Delays are also created by the internal barriers to trade within countries, such as numerous roadblocks and attempts by local governments to restrict access to local markets and bazaars. These are driving up price differences across the region to levels that are at least as high as differences between countries. These barriers to trade are significant and damaging.

The fact that there are very few functioning modern logistics centres in the region means that most transport is mono-modal or, if goods are transferred between modes, it is costly and time consuming. This is one reason why transport costs in the region are some of the highest in the world with many goods moved long distances by road. Modern multi-modal trans-shipment facilities allowing long distance movement of many goods by rail, with road transport for local delivery, are not available.

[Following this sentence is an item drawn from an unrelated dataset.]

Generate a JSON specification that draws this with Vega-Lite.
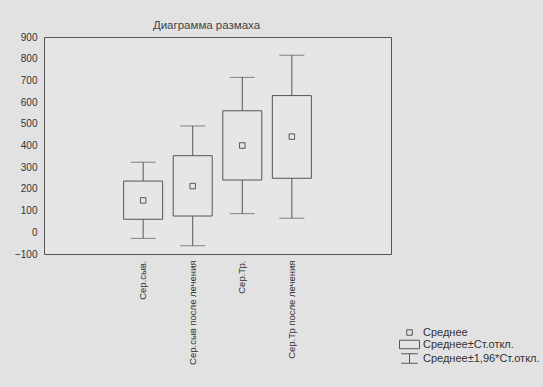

Modern logistics centres can make this modal transfer quick and effective, though there are other benefits, such as centralising the functions of vehicle overloading control, as well as issuing operating permits to foreign vehicles.

In addition, logistics centres located near to special economic industrial zones increase the attractiveness to investors by providing low- cost and efficient transport facilities.

Much of the major road network is in poor condition because of lack of finance for maintenance. In some countries, as little as 0.05% of gross domestic product (GDP) is spent on road maintenance (the World Bank suggests a figure of 1.5% of GDP).

One of the sections of the Silk Roads carrying the heaviest traffic is from Tashkent to Samarkand in Uzbekistan, with 25,000 vehicles/day. The road is a four-lane dual carriageway, but the surface is bad with dangerous driving conditions. The Uzbek government has plans to upgrade many of its major roads particularly along the E40 from Bukhara to Samarkand, Tashkent and through the Fergana Valley to Kyrgyzstan and on into China.

A study in 2008 estimated that approximately $6.5 billion is required to upgrade roads and improve surface condition of the Silk Roads. The benefits would be substantial: with a 50% increase in road quality indices intra-regional trade would increase by 20% to $48.7 billion annually and a 75% improvement in road quality would produce an intra-regional trade increase of 35% to $89.5 billion/year.

The first priority is for road condition improvements and then, where necessary, upgrading to a higher class of road. These results are consistent with the transportation economics viewpoint that road upgrades decrease transportation costs (such as fuel consumption) and user-cost (travel time).

Higher traffic volumes allow the policymakers to take advantage of the higher trade volumes and decrease tariff rates, encouraging more transit.

The problems call for the adoption of urgent and effective measures, otherwise mounting deficiencies in infrastructure will become an increasing barrier to economic growth. One solution could be a programme of urgent, well-coordinated actions for the creation of conditions for the use of Public- Private Partnerships (PPPs). In most of the countries of the region, this would require reforms of the regulatory framework, adaptation of PPP approaches and mechanisms, and a gradual expansion of PPP use based on progress with the appropriate reforms and experience gained.

The process of gaining the necessary experience and demonstrating feasibility of the PPP model is needed before it can be expanded on a larger scale. The rebuilding of the Silk Roads has begun, but much more needs to be done. There is a clear role for the private sector, and a willingness of governments in the region to work with international organisations to make this happen.